En France, la loi littoral interdit de bétonner la côte
aquitaine en bord de mer. La forêt de pin y est la forêt artificielle la plus
grande d'Europe. Artificielle certes, puisqu'elle est gérée par des
sylviculteurs, mais où trouve-t-on encore une forêt naturelle, non exploitée
par l'homme ? Ainsi, les bords de l'Adour, le fleuve qui traverse les Landes
pour aller se jeter à Bayonne, sont-ils plus luxuriants que les berges du
fleuve Amazone entre la Colombie et le Pérou. La quête de la forêt primaire est
un rêve de plus en plus lointain. Voyager nous rapproche chaque jour un peu
plus de chez nous puisque notre modèle socio-économique devient le modèle
global, transformant paysages et modes de vie.
A l'image de toute forme d'industrie, la culture surf tend à
se reproduire à l'identique partout à travers le monde. Or, l'acte de surfer
n'a pas besoin de s'enfermer dans la reproduction de clichés, de modes qui
rendent les lieux désespérément interchangeables. Le surf tend à devenir un
sport de masse, les moyens de communication relient tous les points de la terre,
trouver une destination surf sans ses hordes de surfeurs et les stéréotypes de
la culture surf devient extrêmement difficile.
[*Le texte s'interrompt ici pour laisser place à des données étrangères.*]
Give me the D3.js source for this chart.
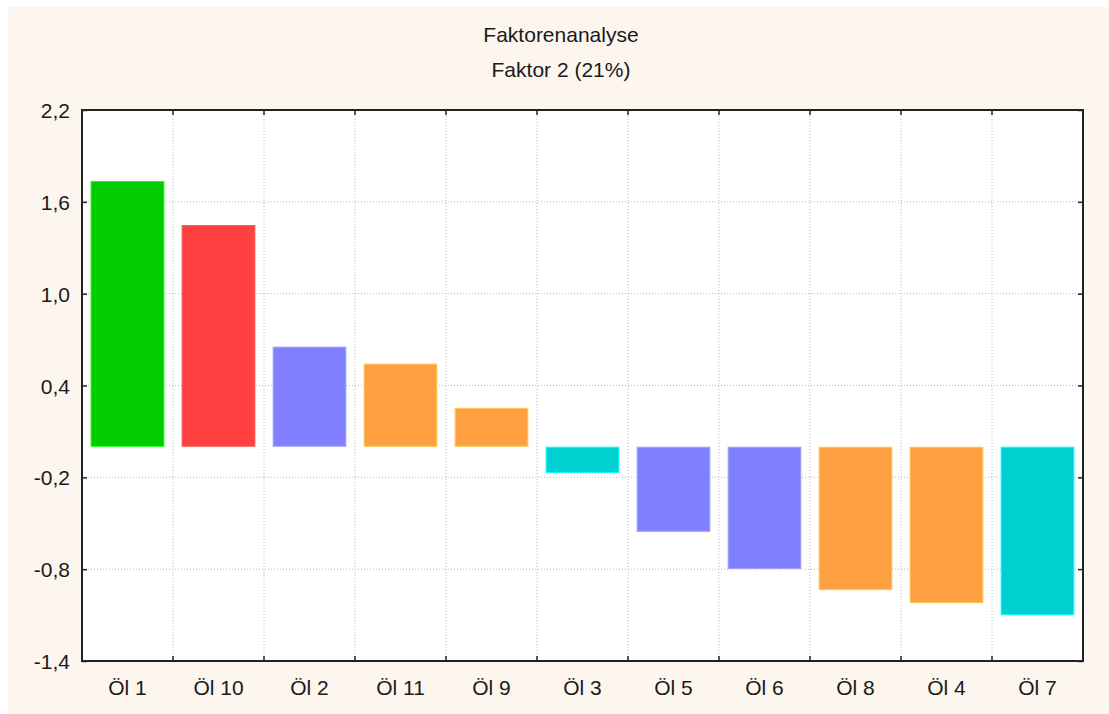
<!DOCTYPE html>
<html>
<head>
<meta charset="utf-8">
<script src="https://cdn.jsdelivr.net/npm/d3@7"></script>
<style>
  body { margin: 0; background: #fff; }
  text { font-family: "Liberation Sans", Arial, sans-serif; fill: #1a1a1a; }
</style>
</head>
<body>
<div id="chart"></div>
<script>
var categories = ["Öl 1", "Öl 10", "Öl 2", "Öl 11", "Öl 9", "Öl 3", "Öl 5", "Öl 6", "Öl 8", "Öl 4", "Öl 7"];
var values = [1.735, 1.448, 0.654, 0.543, 0.254, -0.171, -0.556, -0.799, -0.937, -1.022, -1.101];
var groups = ["g1", "g2", "g3", "g4", "g4", "g5", "g3", "g3", "g4", "g4", "g5"];
var yTicks = [-1.4, -0.8, -0.2, 0.4, 1.0, 1.6, 2.2];
var titleLines = ["Faktorenanalyse", "Faktor 2 (21%)"];

var width = 1109, height = 714;
var margin = {top: 110, left: 82, bottom: 53, right: 26};
var plotWidth = width - margin.left - margin.right;
var plotHeight = height - margin.top - margin.bottom;

var colorScale = d3.scaleOrdinal()
  .domain(["g1", "g2", "g3", "g4", "g5"])
  .range(["#00cc00", "#ff4040", "#8080ff", "#ffa040", "#00d0d0"]);

var xScale = d3.scaleBand()
  .domain(categories)
  .range([0, plotWidth])
  .paddingInner(0.19)
  .paddingOuter(0.095);

var yScale = d3.scaleLinear()
  .domain([-1.4, 2.2])
  .range([plotHeight, 0]);

const svg = d3.select("#chart")
  .append("svg")
  .attr("width", width)
  .attr("height", height)
  .style("display", "block");

svg.append("rect")
  .attr("x", 8)
  .attr("y", 7)
  .attr("width", width - 8)
  .attr("height", height - 7)
  .style("fill", "#fdf6ef");

svg.append("text").selectAll("tspan")
  .data(titleLines)
  .enter().append("tspan")
  .attr("x", 561)
  .attr("y", (d, i) => 42 + i * 35)
  .attr("text-anchor", "middle")
  .style("font-size", "21px")
  .text((d) => d);

var g = svg.append("g")
  .attr("transform", "translate(" + margin.left + "," + margin.top + ")");

g.append("rect")
  .attr("width", plotWidth)
  .attr("height", plotHeight)
  .style("fill", "#fff");

// dotted grid
var step = plotWidth / categories.length;
g.selectAll("line.vgrid")
  .data(d3.range(1, categories.length))
  .enter().append("line")
  .attr("x1", (d) => d * step)
  .attr("x2", (d) => d * step)
  .attr("y1", 0)
  .attr("y2", plotHeight)
  .style("stroke", "#b8b8b8")
  .style("stroke-dasharray", "1,2");

g.selectAll("line.hgrid")
  .data(yTicks.slice(1, -1))
  .enter().append("line")
  .attr("x1", 0)
  .attr("x2", plotWidth)
  .attr("y1", (d) => yScale(d))
  .attr("y2", (d) => yScale(d))
  .style("stroke", "#b8b8b8")
  .style("stroke-dasharray", "1,2");

// bars
var y0 = yScale(0);
g.selectAll("rect.bar")
  .data(values)
  .enter().append("rect")
  .attr("x", (d, i) => xScale(categories[i]) + 0.5)
  .attr("y", (d) => Math.min(yScale(d), y0) + 0.5)
  .attr("width", xScale.bandwidth() - 1)
  .attr("height", (d) => Math.abs(yScale(d) - y0) - 1)
  .style("fill", (d, i) => colorScale(groups[i]))
  .style("stroke", (d, i) => d3.color(colorScale(groups[i])).brighter(0.6))
  .style("stroke-width", "1px");

// axes with inward ticks
var yAxis = d3.axisLeft(yScale)
  .tickValues(yTicks)
  .tickSize(-5)
  .tickPadding(12)
  .tickFormat((d) => d.toFixed(1).replace(".", ","));

g.append("g")
  .call(yAxis)
  .call((s) => s.select(".domain").remove())
  .call((s) => s.selectAll("text").style("font-size", "21px").attr("dy", "0.36em"))
  .call((s) => s.selectAll("line").style("stroke", "#222").style("stroke-width", "1.5px"));

g.append("g")
  .attr("transform", "translate(" + plotWidth + ",0)")
  .call(d3.axisRight(yScale).tickValues(yTicks).tickSize(-5).tickFormat(""))
  .call((s) => s.select(".domain").remove())
  .call((s) => s.selectAll("line").style("stroke", "#222").style("stroke-width", "1.5px"));

var xAxis = d3.axisBottom(xScale).tickSize(0).tickPadding(19);
g.append("g")
  .attr("transform", "translate(0," + plotHeight + ")")
  .call(xAxis)
  .call((s) => s.select(".domain").remove())
  .call((s) => s.selectAll("text").style("font-size", "21px"));

g.selectAll("line.xtick")
  .data(d3.range(1, categories.length))
  .enter().append("line")
  .attr("x1", (d) => d * step)
  .attr("x2", (d) => d * step)
  .attr("y1", plotHeight)
  .attr("y2", plotHeight - 5)
  .style("stroke", "#222")
  .style("stroke-width", "1.5px");

g.selectAll("line.xtickTop")
  .data(d3.range(1, categories.length))
  .enter().append("line")
  .attr("x1", (d) => d * step)
  .attr("x2", (d) => d * step)
  .attr("y1", 0)
  .attr("y2", 5)
  .style("stroke", "#222")
  .style("stroke-width", "1.5px");

g.append("rect")
  .attr("width", plotWidth)
  .attr("height", plotHeight)
  .style("fill", "none")
  .style("stroke", "#222")
  .style("stroke-width", "2px");
</script>
</body>
</html>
D'où l'émergence de surf movies ayant pour cadre les pays
scandinaves. Seul le froid protège ces lieux de la foule, ils sont la dernière
frontière.
La vague, une denrée rare
Pour tout surfeur en quête d'absolu (ce qui est un peu
l'essence du surf), les spots vierges ou méconnus sont des lieux à préserver à
tout prix, au sacrifice de son égo et de ses prétentions entrepreneuriales.
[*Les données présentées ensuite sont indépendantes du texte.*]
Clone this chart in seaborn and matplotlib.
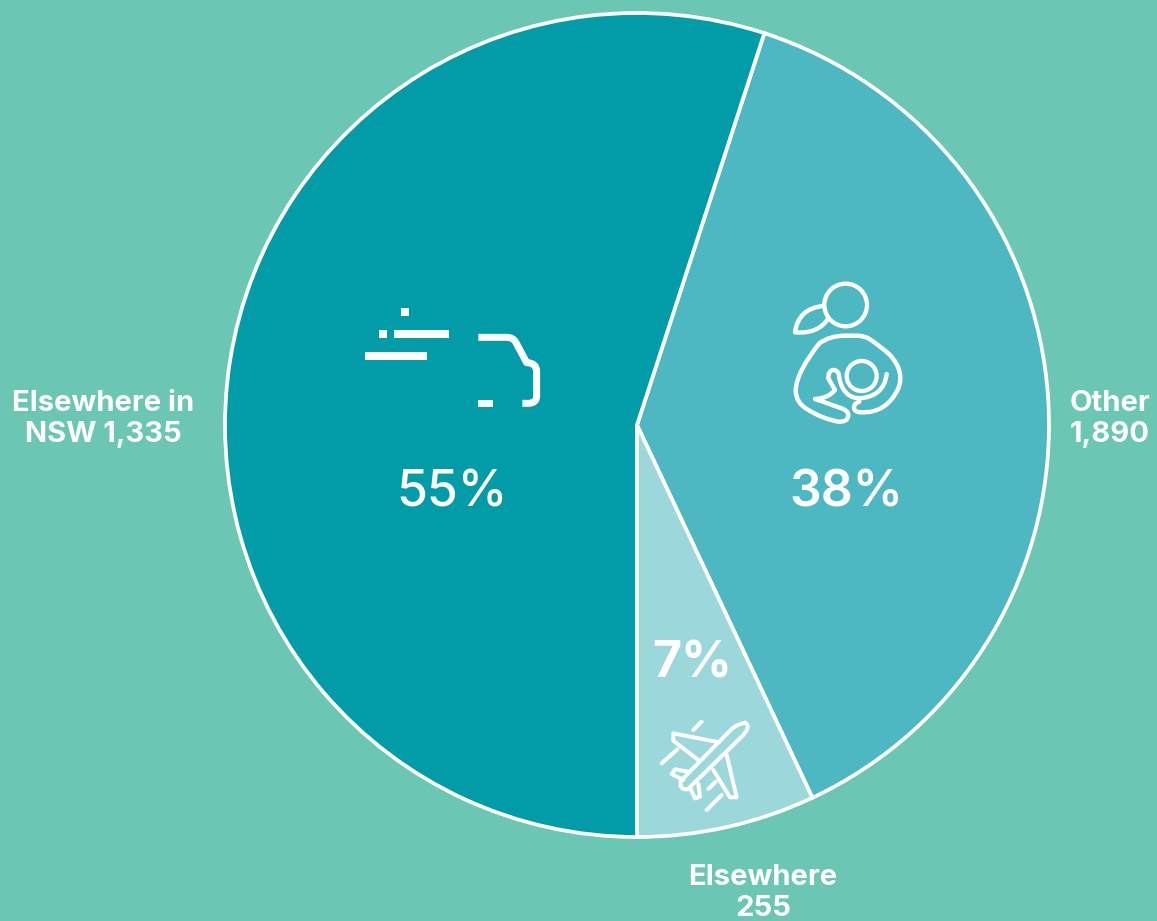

Aussi est-il désespérant de voir des lieux encore confidentiels et préservés du
surf de masse devenir en l'espace de quelques saisons des supermarchés du surf
à cause de quelques égocentriques des réseaux sociaux : était-il vraiment
indispensable, pour illustrer ses vacances de surf, d'indiquer précisément la
localisation du spot sur son compte Instagram ou sur une page facebook telle
que Hossegor Crew (qui draine des milliers de surfeurs) ? Ou de se démarquer de
ses concurrents en faisant du business sur le dernier secret spot, via des
cours de surf, la publication de guides détaillés des spots de surf ou la
production de vidéos de surf ?
Qui ne s'est pas retrouvé sur une plage à l'autre bout du
monde, Nias, Mirisa, Immesouane, nez à nez avec les surfeurs de sa ville, de
son village (Hossegor, Lacanau, Anglet) ? Quel intérêt de partir si loin pour
se retrouver avec ses congénères ?
La vague tant convoitée est devenue une denrée rare, il faut la chérir et la préserver, penser aux autres routards qui passeront après nous et seront heureux de découvrir à leur tour une nature vierge et préservée de toute industrie.
La vague tant convoitée est devenue une denrée rare, il faut la chérir et la préserver, penser aux autres routards qui passeront après nous et seront heureux de découvrir à leur tour une nature vierge et préservée de toute industrie.
Adam et Eve se comportent comme deux
ingénus, se balader en short au paradis ne leur suffit pas, il faut qu'ils
ruinent tout en saisissant le fruit défendu de leur smartphone Apple.